Sources: UN Media Centre/Syria & Iraq News/Al Jazeera

Peshmerga repel new Daesh attack on Kirkuk, curfew lifted

Security forces managed on Sunday to put down a complex Daesh state attack on the oil-rich northern Iraqi city of Kirkuk, as clashes with militants erupted for the third straight day. Local security forces said they repelled another attack early in the day, clashed intermittently with the fighters and ferreted out militants who remained in the city.

The three-day assault was a show of resilience by Daesh, launched days after an array of U.S.-backed Iraqi forces began a long-planned offensive to retake Mosul, about 100 miles northwest of Kirkuk and the group’s last remaining stronghold in the country. Daesh has been fighting back against the offensive by sending suicide bombers in explosive-laden cars charging into columns of advancing Iraqi forces. The militants also set fire to sulfur stocks at a factory south of Mosul, sending up a plume of noxious smoke that drifted over the nearby Qayyarah military base, where U.S. and Iraqi troops involved in the Mosul offensive are stationed. A regional health official on Sunday said about 500 people had been sickened by the smoke and treated at a hospital, adding that he didn’t know of any deaths from the fumes.

Iraqi Kurdish security forces patrol a street in the city of Kirkuk on Saturday 22/10/2016 [photo by Reuters]
Iraqi Kurdish security forces patrol a street in the city of Kirkuk on Saturday 22/10/2016 [photo by Reuters]

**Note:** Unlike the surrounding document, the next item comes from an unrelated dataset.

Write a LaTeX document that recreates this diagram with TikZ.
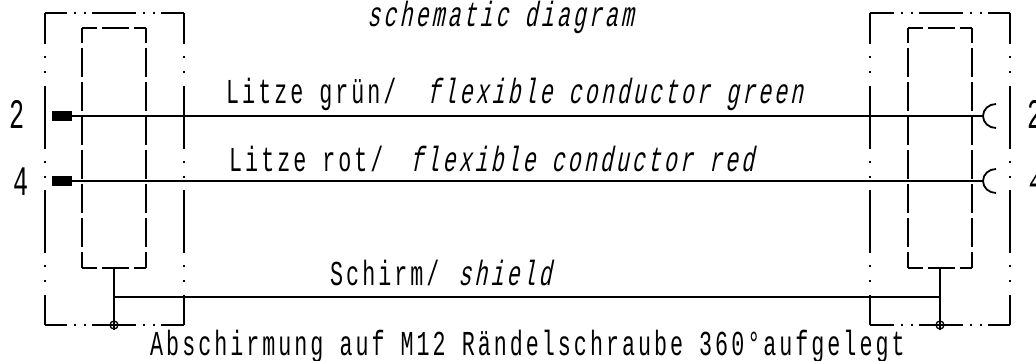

The assault on Kirkuk began with nearly 100 Daesh fighters fanning out into the city on Friday, using suicide bombers and gunmen and targeting police buildings and patrols. They battled security forces for two days. By late Saturday, officials said they had mostly cleared the attackers and were back in control of the city. However, Daesh launched fresh attacks late Saturday and early Sunday. Before dawn, Kurdish Peshmerga forces defeated Daesh jihadists who were driving armored vehicles and Humvees, said Kamal Karkookli, a Peshmerga commander in Kirkuk. Police killed a suicide bomber in the city center, local security officials said. Some Peshmerga units were redeployed from the Mosul front to aid security operations in the Kirkuk area, said Brig. Gen. Halgord Hekmet, a Peshmerga spokesman. “We have no choice. We pulled some forces from front lines to support Kirkuk,” he said.

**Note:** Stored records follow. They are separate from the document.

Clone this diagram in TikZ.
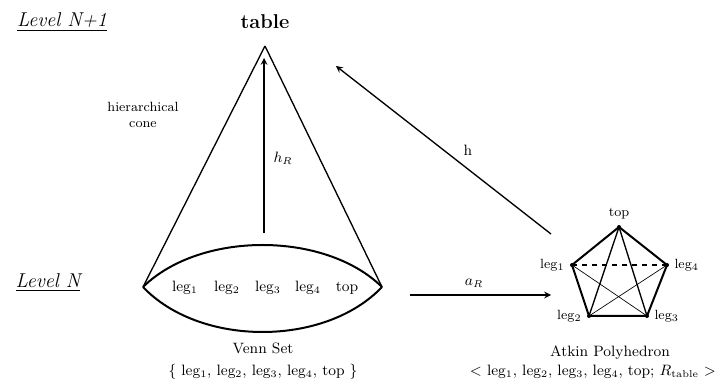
\documentclass[tikz,border=0pt]{standalone}
\usepackage{amsmath}
\usetikzlibrary{arrows.meta, positioning, calc}

\begin{document}
\begin{tikzpicture}[x=0.6pt, y=-0.6pt, >=stealth, every node/.style={font=\small}]
  \useasboundingbox (0,0) rectangle (720,383);
  % level labels
  \node[font=\large\itshape] (lvltop) at (62,22) {\underline{Level N+1}};
  \node[font=\large\itshape] (lvlbot) at (48,283) {\underline{Level N}};
  % hierarchical cone
  \node[font=\bfseries\large] (table) at (265,22) {table};
  \coordinate (apex) at (265,46);
  \coordinate (lensL) at (143,287);
  \coordinate (lensR) at (382,287);
  \draw[thick] (apex) -- (lensL);
  \draw[thick] (apex) -- (lensR);
  \draw[very thick] (lensL) .. controls (200,231) and (325,231) .. (lensR);
  \draw[very thick] (lensL) .. controls (200,347) and (325,347) .. (lensR);
  \node[font=\footnotesize, align=center] (conelbl) at (143,115) {hierarchical\\cone};
  \coordinate (hbase) at (264,233);
  \coordinate (htip) at (264,58);
  \draw[->, thick] (hbase) -- (htip);
  \node (hR) at (283,158) {$h_R$};
  \foreach \i/\x in {1/185, 2/227, 3/268, 4/308}
    \node (vleg\i) at (\x,288) {leg$_{\i}$};
  \node (vtop) at (347,288) {top};
  \node (venn) at (263,348) {Venn Set};
  \node (vennset) at (263,372) {\{ leg$_1$, leg$_2$, leg$_3$, leg$_4$, top \}};
  % Atkin polyhedron
  \coordinate (ptop) at (619,227);
  \coordinate (p1) at (572,265);
  \coordinate (p4) at (667,265);
  \coordinate (p2) at (589,316);
  \coordinate (p3) at (647,316);
  \draw[very thick] (ptop) -- (p4) -- (p3) -- (p2) -- (p1) -- cycle;
  \draw[thick] (ptop) -- (p2);
  \draw[thick] (ptop) -- (p3);
  \draw[thick, dashed] (p1) -- (p4);
  \draw (p1) -- (p3);
  \draw (p4) -- (p2);
  \foreach \p in {ptop, p1, p2, p3, p4}
    \fill (\p) circle (2);
  \node[above=1pt of ptop, font=\footnotesize] (ltop) {top};
  \node[left=1pt of p1, font=\footnotesize] (lleg1) {leg$_1$};
  \node[right=1pt of p4, font=\footnotesize] (lleg4) {leg$_4$};
  \node[left=1pt of p2, font=\footnotesize] (lleg2) {leg$_2$};
  \node[right=1pt of p3, font=\footnotesize] (lleg3) {leg$_3$};
  \node (atkin) at (610,353) {Atkin Polyhedron};
  \node[anchor=west] (atkinset) at (464,372)
    {$<$ leg$_1$, leg$_2$, leg$_3$, leg$_4$, top; $R_{\text{table}}$ $>$};
  % maps between levels
  \coordinate (hstart) at (551,234);
  \coordinate (hend) at (336,66);
  \draw[->, thick] (hstart) -- (hend);
  \node (hlbl) at (468,150) {h};
  \coordinate (astart) at (410,295);
  \coordinate (aend) at (551,295);
  \draw[->, thick] (astart) -- (aend);
  \node (aR) at (474,283) {$a_R$};
\end{tikzpicture}
\end{document}
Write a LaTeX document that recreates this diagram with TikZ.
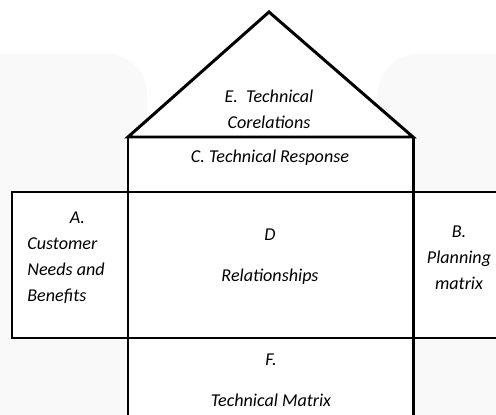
\documentclass[tikz,border=0pt]{standalone}
\usepackage{fontspec}
\setmainfont{Carlito}
\usepackage{xcolor}
\usetikzlibrary{calc}
\definecolor{paleback}{HTML}{F9F9F9}

\begin{document}
\begin{tikzpicture}[x=0.02cm,y=0.02cm,
    wall/.style={line width=1.7pt, line join=miter},
    lbl/.style={font=\fontsize{10.3}{14.8}\selectfont\itshape, inner sep=0pt, align=center}]
        \useasboundingbox (0,0) rectangle (496,415);
        \clip (0,0) rectangle (496,415);
        %KOORDINAT
        \coordinate (P) at (269,403);
        \coordinate (RL) at (128,278);
        \coordinate (RR) at (413,278);
        \coordinate (TL) at (128,223);
        \coordinate (TR) at (413,223);
        \coordinate (BL) at (128,77);
        \coordinate (BR) at (413,77);
        %LATAR
        \fill[paleback, rounded corners=0.8cm] (-60,-20) rectangle (147,361);
        \fill[paleback, rounded corners=0.8cm] (378,-20) rectangle (560,361);
        %KOTAK
        \fill[white] (RL) -- (P) -- (RR) -- (413,-10) -- (128,-10) -- cycle;
        \fill[white] (12,77) rectangle (500,223);
        \draw[wall] (RL) -- (P) -- (RR) -- cycle;
        \draw[wall] (128,-10) -- (RL);
        \draw[wall] (413,-10) -- (RR);
        \draw[wall] (TL) -- (TR) -- (500,223);
        \draw[wall] (TL) -- (12,223) -- (12,77) -- (BL) -- (BR) -- (500,77);
        %TEKS
        \node[lbl] (roof) at (269,306) {E.\ \ Technical\\Corelations};
        \node[lbl] (resp) at (270,257) {C. Technical Response};
        \node[lbl, align=left, anchor=north west] (cust) at (27,203)
            {\hspace*{2.35em}A.\\Customer\\Needs and\\Benefits};
        \node[lbl] (rel) at (270,180) {D};
        \node[lbl] (relname) at (270,138) {Relationships};
        \node[lbl] (plan) at (459,157) {B.\\Planning\\matrix};
        \node[lbl] (tm) at (271,55) {F.};
        \node[lbl] (tmname) at (271,15) {Technical Matrix};
\end{tikzpicture}
\end{document}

A senior U.S. official on Saturday said the Kirkuk attacks had no major impact on the Mosul operations and a Peshmerga commander near the front said the troops sent to Kirkuk had finished their mission in Mosul before being called to Kirkuk. U.S. Defense Secretary Ash Carter visited the Kurdish regional capital of Erbil on Sunday, his second day in Iraq, to get battlefield assessments of the fight against Daesh. Mr. Carter met with Kurdistan Regional Government President Masoud Barzani and other officials, as well as troops. He was expected to raise the issue of a large group of Sunni Arab fighters trained in Bashiqa by the Turks. Baghdad has said Turkey’s presence in northern Iraq violates Iraqi sovereignty. Mr. Carter on Friday hinted that he could broker a deal between the two countries after a brief visit to Ankara and that Turkey could be allowed to contribute to the operation in Mosul pending approval from Baghdad. But on Saturday, Iraqi Prime Minister Haider al-Abadi rejected the offer, saying he didn’t need the Turks’ help.

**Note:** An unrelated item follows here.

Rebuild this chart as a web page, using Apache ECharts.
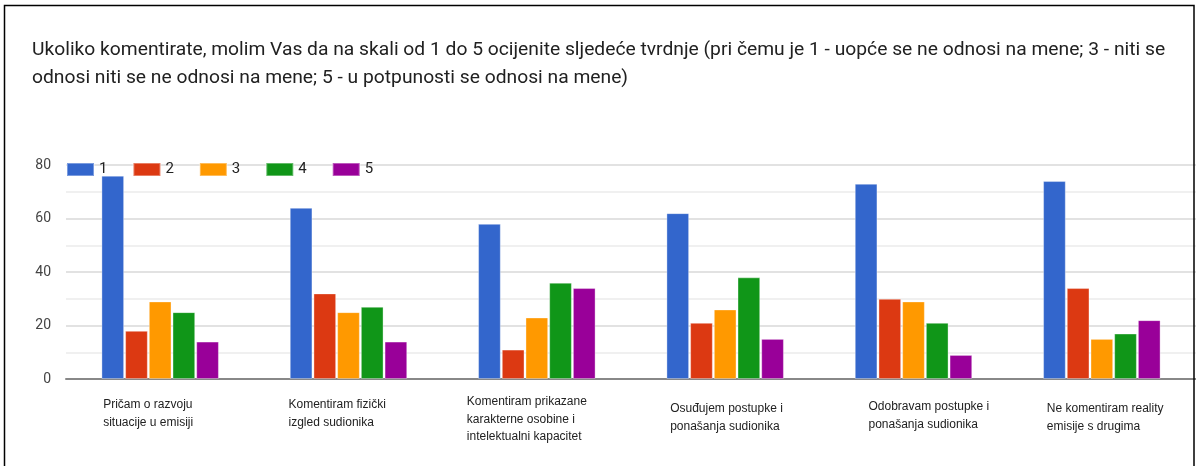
<!DOCTYPE html>
<html>
<head>
<meta charset="utf-8">
<script src="https://cdn.jsdelivr.net/npm/echarts@6/dist/echarts.min.js"></script>
<style>
  html, body { margin: 0; padding: 0; background: #fff; }
  #chart { width: 1196px; height: 466px; }
</style>
</head>
<body>
<div id="chart"></div>
<script>
const categories = [
  'Pričam o razvoju\nsituacije u emisiji',
  'Komentiram fizički\nizgled sudionika',
  'Komentiram prikazane\nkarakterne osobine i\nintelektualni kapacitet',
  'Osuđujem postupke i\nponašanja sudionika',
  'Odobravam postupke i\nponašanja sudionika',
  'Ne komentiram reality\nemisije s drugima'
];
const seriesNames = ['1', '2', '3', '4', '5'];
const values1 = [76, 64, 58, 62, 73, 74];
const values2 = [18, 32, 11, 21, 30, 34];
const values3 = [29, 25, 23, 26, 29, 15];
const values4 = [25, 27, 36, 38, 21, 17];
const values5 = [14, 14, 34, 15, 9, 22];
const yTicks = [0, 20, 40, 60, 80];

const colors = ['#3366cc', '#dc3912', '#ff9900', '#109618', '#990099'];
// label placement per category (px left of band center, px down)
const labelShift = [57, 60, 70, 55, 45, 55];
const labelDrop = [3, 3, 0, 7, 5, 7];

const rich = {};
labelShift.forEach((w, i) => {
  rich['c' + i] = {
    width: w,
    align: 'left',
    fontSize: 12,
    lineHeight: 17.5,
    fontFamily: 'Liberation Sans, Arial, sans-serif',
    color: '#222'
  };
});

const chart = echarts.init(document.getElementById('chart'));
const allValues = [values1, values2, values3, values4, values5];

const option = {
  animation: false,
  color: colors,
  title: {
    text: 'Ukoliko komentirate, molim Vas da na skali od 1 do 5 ocijenite sljedeće tvrdnje (pri čemu je 1 - uopće se ne odnosi na mene; 3 - niti se\nodnosi niti se ne odnosi na mene; 5 - u potpunosti se odnosi na mene)',
    left: 32,
    top: 36,
    padding: 0,
    textStyle: {
      fontFamily: 'Roboto',
      fontSize: 19.25,
      fontWeight: 'normal',
      color: '#212121',
      lineHeight: 28
    }
  },
  legend: {
    left: 66,
    top: 162,
    padding: 0,
    icon: 'rect',
    itemWidth: 27,
    itemHeight: 13,
    itemGap: 25,
    textStyle: { fontFamily: 'Roboto', fontSize: 15, color: '#222' },
    data: seriesNames
  },
  grid: {
    left: 66,
    right: 0,
    top: 165,
    bottom: 87,
    containLabel: false
  },
  xAxis: {
    type: 'category',
    data: categories.map((c, i) => ({
      value: c,
      textStyle: { align: 'right', verticalAlign: 'top', padding: [labelDrop[i], 0, 0, 0] }
    })),
    axisTick: { show: false },
    axisLine: { lineStyle: { color: '#888', width: 2 } },
    axisLabel: {
      interval: 0,
      margin: 14,
      align: 'right',
      verticalAlign: 'top',
      formatter: (value, idx) => value.split('\n').map(l => '{c' + idx + '|' + l + '}').join('\n'),
      rich: rich
    }
  },
  yAxis: {
    type: 'value',
    min: yTicks[0],
    max: yTicks[yTicks.length - 1],
    interval: 20,
    axisLine: { show: false },
    axisTick: { show: false },
    axisLabel: {
      margin: 15,
      fontFamily: 'Roboto',
      fontSize: 14,
      color: '#444'
    },
    splitLine: { lineStyle: { color: '#d9d9d9', width: 1.5 } },
    minorTick: { show: false, splitNumber: 2 },
    minorSplitLine: { show: true, lineStyle: { color: '#ececec', width: 1.5 } }
  },
  series: seriesNames.map((name, i) => ({
    name: name,
    type: 'bar',
    data: allValues[i],
    barWidth: 22.7,
    barGap: '4.4%',
    itemStyle: {
      color: colors[i],
      borderColor: 'rgba(255,255,255,0.35)',
      borderWidth: 1
    }
  })),
  graphic: [{
    type: 'rect',
    shape: { x: 4.5, y: 5.5, width: 1189.5, height: 500 },
    style: { fill: 'none', stroke: '#000', lineWidth: 1.5 },
    silent: true,
    z: 100
  }]
};

chart.setOption(option);
window.addEventListener('resize', () => chart.resize());
</script>
</body>
</html>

In Kirkuk, local police Capt. Star Muhammad said fighters were likely still hiding in the city. “There are suicide bombers,” he said in front of a government building pocked by bullets. When the attack began on Friday, some militants set up firing positions from a police station across the street. Their goal may have been to break into the jail next to the station to free comrades, local residents said. Abu Mohammad, 51 years old, scrubbed the inside of his barber shop in a building across from the police station that was targeted, the walls dusty and sooty from the clashes. Two bullet holes had pierced his glass front door. “I was at home and watched all this on television,” he said of the attack. “I’ve not been here for two days.” He said the repulsed attack showed people from Kirkuk aren’t scared of Daesh anymore. “From our point of view, Daesh are like ants now,” he said proudly, using another name for the group. “We have belief in our hearts. We are Muslims and we don’t want to give our city to unbelievers.”